Guest post originally published on the Fairwinds blog by Patrick Loring
FinOps has become another buzzword in the cloud native ecosystem of late. FinOps, as defined by the FinOps Foundation, is the:
FinOps is an evolving cloud financial management discipline and cultural practice that enables organizations to get maximum business value by helping engineering, finance, technology and business teams to collaborate on data-driven spending decisions.FinOps Foundation
FinOps has been a term we’ve used in the cloud industry for years. The goal is to ensure that financial teams and ops teams are aligned and there is ownership over cloud spend. That requires the measurement and tracking of financial (aka cloud) spend against budgets, revenue targets and business goals.
There are many great tools that exist to track cloud spend, however one persistent area of concern is containers. The world’s undeniable winner for container orchestration is Kubernetes. I like to refer to it as the “blackhole” of FinOps. Just as the cloud was once an unknown cost to the business, today Kubernetes holds that position in organizations. It’s particularly an “unknown” in those organizations that have no visibility into how Kubernetes is being configured to ensure costs are aligned with application performance requirements.
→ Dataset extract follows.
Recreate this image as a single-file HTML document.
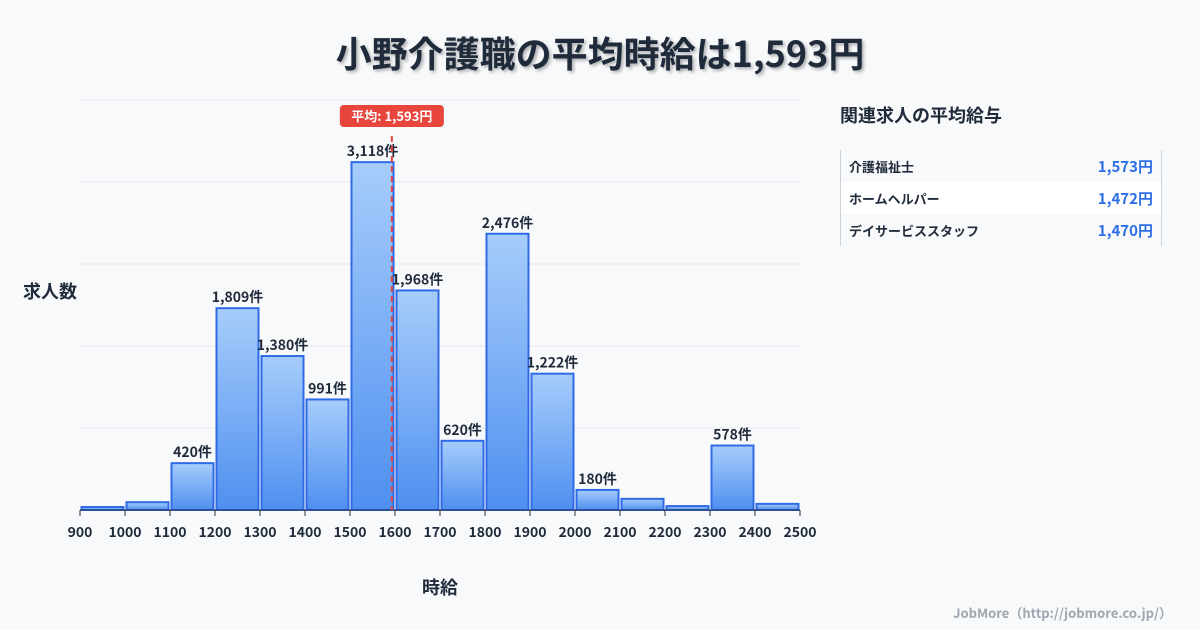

Why is Kubernetes a Cost Blackhole?
To understand why Kubernetes is a cost blackhole, it’s important to consider how Kubernetes works.
Kubernetes clusters are deployed on cloud instances, but they are often shared. Kube clusters can host multiple workloads and applications, but your cloud provider’s bill has no visibility inside of the cluster. The lack of visibility into how infrastructure is utilized or shared by multiple teams is “the blackhole”.
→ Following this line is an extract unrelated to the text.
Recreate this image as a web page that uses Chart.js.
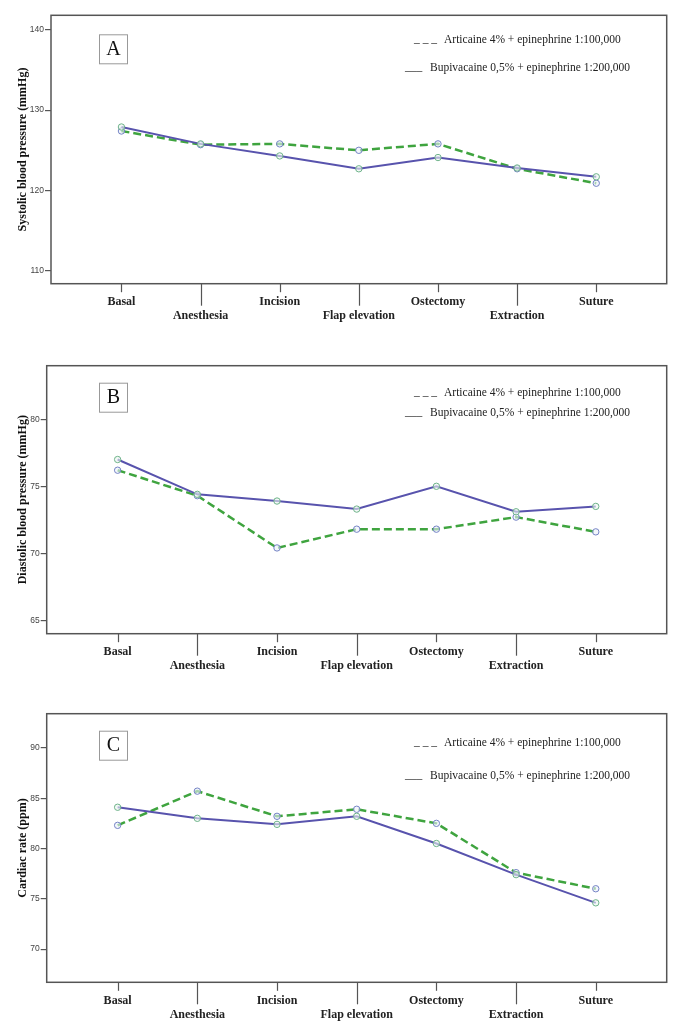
<!DOCTYPE html>
<html><head><meta charset="utf-8">
<script src="https://cdn.jsdelivr.net/npm/chart.js@4.4.1/dist/chart.umd.min.js"></script>
<style>
html,body{margin:0;padding:0;background:#fff;}
#wrap{position:relative;width:681px;height:1033px;overflow:hidden;}
canvas{position:absolute;left:0;}
</style></head><body>
<div id="wrap">
<canvas id="cA" style="top:0;width:681px;height:330px"></canvas>
<canvas id="cB" style="top:330px;width:681px;height:350px"></canvas>
<canvas id="cC" style="top:680px;width:681px;height:353px"></canvas>
</div>
<script>
// ===== 資料 =====
const CATS = ['Basal', 'Anesthesia', 'Incision', 'Flap elevation', 'Ostectomy', 'Extraction', 'Suture'];
const SERIES = ['Articaine 4% + epinephrine 1:100,000', 'Bupivacaine 0,5% + epinephrine 1:200,000'];
const SYS_ART = [127.4, 125.7, 125.8, 125.0, 125.8, 122.7, 120.9];
const SYS_BUP = [127.9, 125.8, 124.3, 122.7, 124.1, 122.8, 121.7];
const DIA_ART = [76.2, 74.3, 70.4, 71.8, 71.8, 72.7, 71.6];
const DIA_BUP = [77.0, 74.4, 73.9, 73.3, 75.0, 73.1, 73.5];
const HR_ART = [82.3, 85.7, 83.2, 83.9, 82.5, 77.6, 76.0];
const HR_BUP = [84.1, 83.0, 82.4, 83.2, 80.5, 77.4, 74.6];
const SYS_TICKS = [110, 120, 130, 140];
const DIA_TICKS = [65, 70, 75, 80];
const HR_TICKS = [70, 75, 80, 85, 90];

// ===== 版面 =====
const PANELS = [
  { id:'cA', h:330, letter:'A', title:'Systolic blood pressure (mmHg)', art:SYS_ART, bup:SYS_BUP, ticks:SYS_TICKS,
    min:108.4, max:141.8, padTop:15.3, yW:51, xH:46.3, boxY:34.3, legY:[40, 68] },
  { id:'cB', h:350, letter:'B', title:'Diastolic blood pressure (mmHg)', art:DIA_ART, bup:DIA_BUP, ticks:DIA_TICKS,
    min:64.0, max:84.0, padTop:35.7, yW:46.7, xH:46.3, boxY:52.7, legY:[63.3, 83.3] },
  { id:'cC', h:353, letter:'C', title:'Cardiac rate (ppm)', art:HR_ART, bup:HR_BUP, ticks:HR_TICKS,
    min:66.7, max:93.4, padTop:33.7, yW:46.7, xH:50.7, boxY:50.7, legY:[63.3, 96] }
];

const SERIF = '"Liberation Serif", "Times New Roman", serif';
const INK = '#555';

const deco = {
  id:'deco',
  afterDraw(c, args, o){
    const {ctx, chartArea:{left,right,top,bottom}} = c;
    const xs = c.scales.x;
    ctx.save();
    // 外框
    ctx.strokeStyle = INK; ctx.lineWidth = 1.5;
    ctx.strokeRect(left, top, right-left, bottom-top);
    // x 刻度 (長短交錯)
    ctx.lineWidth = 1.2;
    CATS.forEach((_, i) => {
      const px = Math.round(xs.getPixelForValue(i)) + 0.5;
      ctx.beginPath(); ctx.moveTo(px, bottom); ctx.lineTo(px, bottom + (i % 2 ? 22 : 8.5)); ctx.stroke();
    });
    // 字母框
    ctx.strokeStyle = '#999'; ctx.lineWidth = 1;
    ctx.strokeRect(99.5, o.boxY + 0.5, 28, 29);
    ctx.fillStyle = '#111'; ctx.font = '20px ' + SERIF; ctx.textAlign = 'center'; ctx.textBaseline = 'middle';
    ctx.fillText(o.letter, 113.5, o.boxY + 15.5);
    // 圖例 (文字)
    ctx.font = '11.5px ' + SERIF; ctx.textAlign = 'left'; ctx.fillStyle = '#222';
    ctx.fillText('_ _ _', 414, o.legY[0] - 1);
    ctx.fillText(SERIES[0], 444, o.legY[0]);
    ctx.fillText('___', 405, o.legY[1] - 1);
    ctx.fillText(SERIES[1], 430, o.legY[1]);
    ctx.restore();
  }
};

function makeChart(p){
  const cvs = document.getElementById(p.id);
  return new Chart(cvs, {
    type:'line',
    data:{ datasets:[
      { label:SERIES[1], data:p.bup.map((v,i)=>({x:i,y:v})), borderColor:'#5853ad', borderWidth:2,
        pointRadius:3.2, pointBorderWidth:1, pointBorderColor:'#6fb38a', pointBackgroundColor:'rgba(235,245,240,0.6)' },
      { label:SERIES[0], data:p.art.map((v,i)=>({x:i,y:v})), borderColor:'#3fa43f', borderWidth:2.5, borderDash:[8,4],
        pointRadius:3.2, pointBorderWidth:1, pointBorderColor:'#7483c4', pointBackgroundColor:'rgba(235,240,250,0.6)' }
    ]},
    options:{
      responsive:false, animation:false,
      layout:{ padding:{ top:p.padTop, right:14.3, left:0, bottom:0 } },
      plugins:{ legend:{display:false}, tooltip:{enabled:false},
        deco:{ letter:p.letter, boxY:p.boxY, legY:p.legY } },
      scales:{
        x:{ type:'linear', min:-0.89, max:6.89,
          afterBuildTicks:s=>{ s.ticks = CATS.map((_,i)=>({value:i})); },
          afterFit:s=>{ s.height = p.xH; },
          grid:{display:false, drawTicks:false}, border:{display:false},
          ticks:{ autoSkip:false, maxRotation:0, minRotation:0, padding:11, color:'#222',
            font:{ family:SERIF, size:12, weight:'bold', lineHeight:1.2 },
            callback:v=> i2lab(v) }
        },
        y:{ min:p.min, max:p.max,
          afterBuildTicks:s=>{ s.ticks = p.ticks.map(v=>({value:v})); },
          afterFit:s=>{ s.width = p.yW; },
          grid:{ drawOnChartArea:false, drawTicks:true, tickLength:6, color:INK, lineWidth:1.2 }, border:{display:false},
          ticks:{ padding:1, color:'#444', font:{ family:'"Liberation Sans", Arial, sans-serif', size:8.5 } },
          title:{ display:true, text:p.title, color:'#111', padding:{top:16, bottom:0},
            font:{ family:SERIF, size:12, weight:'bold', lineHeight:1.2 } }
        }
      }
    },
    plugins:[deco]
  });
}

function i2lab(v){
  const i = Math.round(v);
  if (i < 0 || i >= CATS.length) return '';
  return i % 2 ? ['', CATS[i]] : CATS[i];
}

PANELS.forEach(p => {
  const c = document.getElementById(p.id);
  c.width = 681; c.height = p.h;
  makeChart(p);
});
</script>
</body></html>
DevOps teams are putting Kubernetes in place to serve as a platform for developers to work on applications, get them to market faster with the reliability needed for today’s infrastructure (i.e. I need my application to scale automatically if my application goes viral).
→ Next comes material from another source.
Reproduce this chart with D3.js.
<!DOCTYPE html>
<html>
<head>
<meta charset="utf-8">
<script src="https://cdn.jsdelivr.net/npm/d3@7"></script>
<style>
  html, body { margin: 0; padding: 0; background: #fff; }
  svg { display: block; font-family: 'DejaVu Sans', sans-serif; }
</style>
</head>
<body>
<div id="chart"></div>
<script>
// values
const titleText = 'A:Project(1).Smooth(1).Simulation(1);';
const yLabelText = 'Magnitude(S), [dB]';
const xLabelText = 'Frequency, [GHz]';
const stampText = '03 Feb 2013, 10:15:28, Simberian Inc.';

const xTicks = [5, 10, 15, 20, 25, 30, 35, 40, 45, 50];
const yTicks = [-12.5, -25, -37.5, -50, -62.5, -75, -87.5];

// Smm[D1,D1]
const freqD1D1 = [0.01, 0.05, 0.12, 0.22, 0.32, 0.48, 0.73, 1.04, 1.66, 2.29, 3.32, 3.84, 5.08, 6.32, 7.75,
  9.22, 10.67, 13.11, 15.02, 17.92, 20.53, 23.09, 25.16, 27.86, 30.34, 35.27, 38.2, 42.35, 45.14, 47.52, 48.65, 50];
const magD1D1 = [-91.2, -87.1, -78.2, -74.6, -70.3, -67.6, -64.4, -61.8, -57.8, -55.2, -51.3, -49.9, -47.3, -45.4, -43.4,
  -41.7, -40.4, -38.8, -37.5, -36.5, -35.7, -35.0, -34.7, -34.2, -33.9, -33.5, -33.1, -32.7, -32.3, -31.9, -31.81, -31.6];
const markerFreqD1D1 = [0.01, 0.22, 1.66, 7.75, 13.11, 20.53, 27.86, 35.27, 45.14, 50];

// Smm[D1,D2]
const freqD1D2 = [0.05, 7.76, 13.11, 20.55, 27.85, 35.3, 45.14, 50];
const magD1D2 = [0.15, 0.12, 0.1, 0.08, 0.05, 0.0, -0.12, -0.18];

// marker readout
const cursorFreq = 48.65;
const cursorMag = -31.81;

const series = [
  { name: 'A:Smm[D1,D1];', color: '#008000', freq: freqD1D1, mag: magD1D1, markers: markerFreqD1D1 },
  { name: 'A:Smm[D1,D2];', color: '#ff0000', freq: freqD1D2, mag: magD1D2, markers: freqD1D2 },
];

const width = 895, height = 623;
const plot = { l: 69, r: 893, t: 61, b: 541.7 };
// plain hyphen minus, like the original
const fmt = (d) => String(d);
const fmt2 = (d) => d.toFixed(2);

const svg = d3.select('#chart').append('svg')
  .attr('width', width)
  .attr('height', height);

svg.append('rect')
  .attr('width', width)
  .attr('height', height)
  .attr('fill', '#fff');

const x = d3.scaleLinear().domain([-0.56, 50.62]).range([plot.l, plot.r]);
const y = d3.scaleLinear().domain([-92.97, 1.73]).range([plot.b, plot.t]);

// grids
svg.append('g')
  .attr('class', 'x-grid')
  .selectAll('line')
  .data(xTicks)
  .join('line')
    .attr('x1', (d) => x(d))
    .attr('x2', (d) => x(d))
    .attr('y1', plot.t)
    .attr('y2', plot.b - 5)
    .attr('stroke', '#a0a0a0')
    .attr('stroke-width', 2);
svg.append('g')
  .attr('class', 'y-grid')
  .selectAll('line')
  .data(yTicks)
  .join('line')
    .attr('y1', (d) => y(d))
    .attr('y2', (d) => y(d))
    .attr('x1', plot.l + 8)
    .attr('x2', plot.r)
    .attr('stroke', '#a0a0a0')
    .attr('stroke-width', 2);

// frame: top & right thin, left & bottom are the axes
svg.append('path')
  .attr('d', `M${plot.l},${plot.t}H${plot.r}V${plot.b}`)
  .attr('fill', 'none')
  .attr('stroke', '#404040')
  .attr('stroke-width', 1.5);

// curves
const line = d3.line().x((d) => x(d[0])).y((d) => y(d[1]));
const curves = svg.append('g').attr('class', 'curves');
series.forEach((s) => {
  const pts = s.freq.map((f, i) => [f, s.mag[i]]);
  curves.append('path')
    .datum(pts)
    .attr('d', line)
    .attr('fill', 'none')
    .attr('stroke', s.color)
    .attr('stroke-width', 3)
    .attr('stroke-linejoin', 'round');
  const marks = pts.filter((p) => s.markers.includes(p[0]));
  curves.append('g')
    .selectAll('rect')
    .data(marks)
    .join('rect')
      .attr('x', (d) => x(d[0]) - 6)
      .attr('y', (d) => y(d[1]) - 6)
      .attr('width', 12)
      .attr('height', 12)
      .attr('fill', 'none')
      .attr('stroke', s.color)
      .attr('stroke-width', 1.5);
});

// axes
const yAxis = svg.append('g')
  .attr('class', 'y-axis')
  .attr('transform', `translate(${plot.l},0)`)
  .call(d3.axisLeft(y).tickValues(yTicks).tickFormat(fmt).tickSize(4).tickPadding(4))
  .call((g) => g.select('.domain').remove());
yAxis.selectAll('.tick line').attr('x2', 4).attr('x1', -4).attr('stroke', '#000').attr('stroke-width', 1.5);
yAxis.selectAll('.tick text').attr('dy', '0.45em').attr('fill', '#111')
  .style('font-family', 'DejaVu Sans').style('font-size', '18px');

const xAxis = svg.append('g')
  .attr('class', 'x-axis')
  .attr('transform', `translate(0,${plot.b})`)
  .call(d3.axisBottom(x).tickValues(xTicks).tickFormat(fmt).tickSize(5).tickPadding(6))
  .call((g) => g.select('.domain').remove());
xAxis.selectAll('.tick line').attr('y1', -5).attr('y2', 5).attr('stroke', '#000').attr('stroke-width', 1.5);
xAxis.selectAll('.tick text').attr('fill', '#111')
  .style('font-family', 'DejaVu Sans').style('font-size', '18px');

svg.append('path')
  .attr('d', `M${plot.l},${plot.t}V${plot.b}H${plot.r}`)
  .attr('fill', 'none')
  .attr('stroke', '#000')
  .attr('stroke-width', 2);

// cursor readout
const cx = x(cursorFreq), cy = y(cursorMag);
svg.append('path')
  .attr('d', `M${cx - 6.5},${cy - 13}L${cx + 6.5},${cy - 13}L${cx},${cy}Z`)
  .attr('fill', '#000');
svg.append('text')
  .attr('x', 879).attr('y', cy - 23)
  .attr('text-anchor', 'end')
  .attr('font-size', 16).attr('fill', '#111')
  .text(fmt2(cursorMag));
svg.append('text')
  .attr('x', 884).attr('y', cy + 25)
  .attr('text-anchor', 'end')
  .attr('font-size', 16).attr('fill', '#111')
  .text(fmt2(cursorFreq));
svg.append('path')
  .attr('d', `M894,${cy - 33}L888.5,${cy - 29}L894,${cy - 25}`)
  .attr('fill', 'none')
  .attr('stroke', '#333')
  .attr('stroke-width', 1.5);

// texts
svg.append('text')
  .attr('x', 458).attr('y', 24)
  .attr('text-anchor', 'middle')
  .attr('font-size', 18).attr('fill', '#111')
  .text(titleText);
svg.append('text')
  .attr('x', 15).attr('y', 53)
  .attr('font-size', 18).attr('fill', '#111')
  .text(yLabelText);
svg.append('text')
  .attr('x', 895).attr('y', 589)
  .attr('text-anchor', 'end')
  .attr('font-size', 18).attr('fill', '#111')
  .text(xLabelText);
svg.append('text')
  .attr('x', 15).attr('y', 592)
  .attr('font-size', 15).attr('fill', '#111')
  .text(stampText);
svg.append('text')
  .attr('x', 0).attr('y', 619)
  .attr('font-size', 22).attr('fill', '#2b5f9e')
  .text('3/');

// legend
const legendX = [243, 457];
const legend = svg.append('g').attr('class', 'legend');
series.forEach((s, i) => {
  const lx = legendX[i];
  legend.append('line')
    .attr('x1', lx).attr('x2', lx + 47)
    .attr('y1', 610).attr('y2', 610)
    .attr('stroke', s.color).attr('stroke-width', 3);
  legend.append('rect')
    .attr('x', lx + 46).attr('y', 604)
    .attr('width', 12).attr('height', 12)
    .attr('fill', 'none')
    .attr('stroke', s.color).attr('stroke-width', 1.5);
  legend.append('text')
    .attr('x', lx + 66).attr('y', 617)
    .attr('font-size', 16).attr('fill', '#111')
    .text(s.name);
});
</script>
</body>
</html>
Developers are therefore using what the DevOps and platform engineering teams provide. One of the main challenges is setting Kubernetes configurations around CPU and memory. When configuring, a developer must decide what settings to put in place. If CPU and memory are set too low, the application may have performance and reliability issues. On the other hand, if set too high, the organization may be paying for unnecessary cloud resources.
Think this isn’t a big deal? In one example, a developer set a configuration setting incorrectly that led to a $50,000 overspend in 24 hours. Fortunately, the DevOps team caught it within a day, but had that been missed, it could have been devastating to the organization.
FinOps is Kubernetes Service Ownership
The FinOps Foundation says that “At its core, FinOps is a cultural practice. It’s the way for teams to manage their cloud costs, where everyone takes ownership of their cloud usage supported by a central best-practices group.” This holds true for Kubernetes as well.
We talk a lot about Kubernetes service ownership, the idea that DevOps provide developers the tools and guardrails they need to build, deploy and own an application from start to maintenance. When thinking about how Kubernetes service ownership affects overall cost management, proper configuration plays a major role. Service owners, aka developers, need to understand how much an application ultimately costs—and if this amount aligns with their pricing metrics. In the past, before Kubernetes, businesses could rely on cloud cost tools to provide visibility into the underlying cloud infrastructure. But now, Kubernetes provides a new layer of obfuscation in cloud cost management, a blackhole for traditional cloud cost monitoring tools.
By employing a FinOps / service ownership model of Kubernetes, teams can understand the “true cost” of a workload and perform proper cost allocation among applications, products and teams. This level of clarity into cloud resources, typically found through a Kubernetes governance platform, allows teams to make better decisions around the finances of Kubernetes. Without it, organizations have trouble optimizing compute and workloads in a dynamic environment like Kubernetes. Multiple teams, multiple clusters and a lot of complexity translate into copious amounts of information to review and evaluate when trying to make smart, real-time business decisions.
A FinOps approach with Kubernetes can be viewed as just another model for proper cost management and service ownership. Whatever you may call it, if using Kubernetes, you need to empower development teams to own and run their applications in production, removing Ops as a bottleneck to delivery, while also providing finance management detail they need to make better decisions.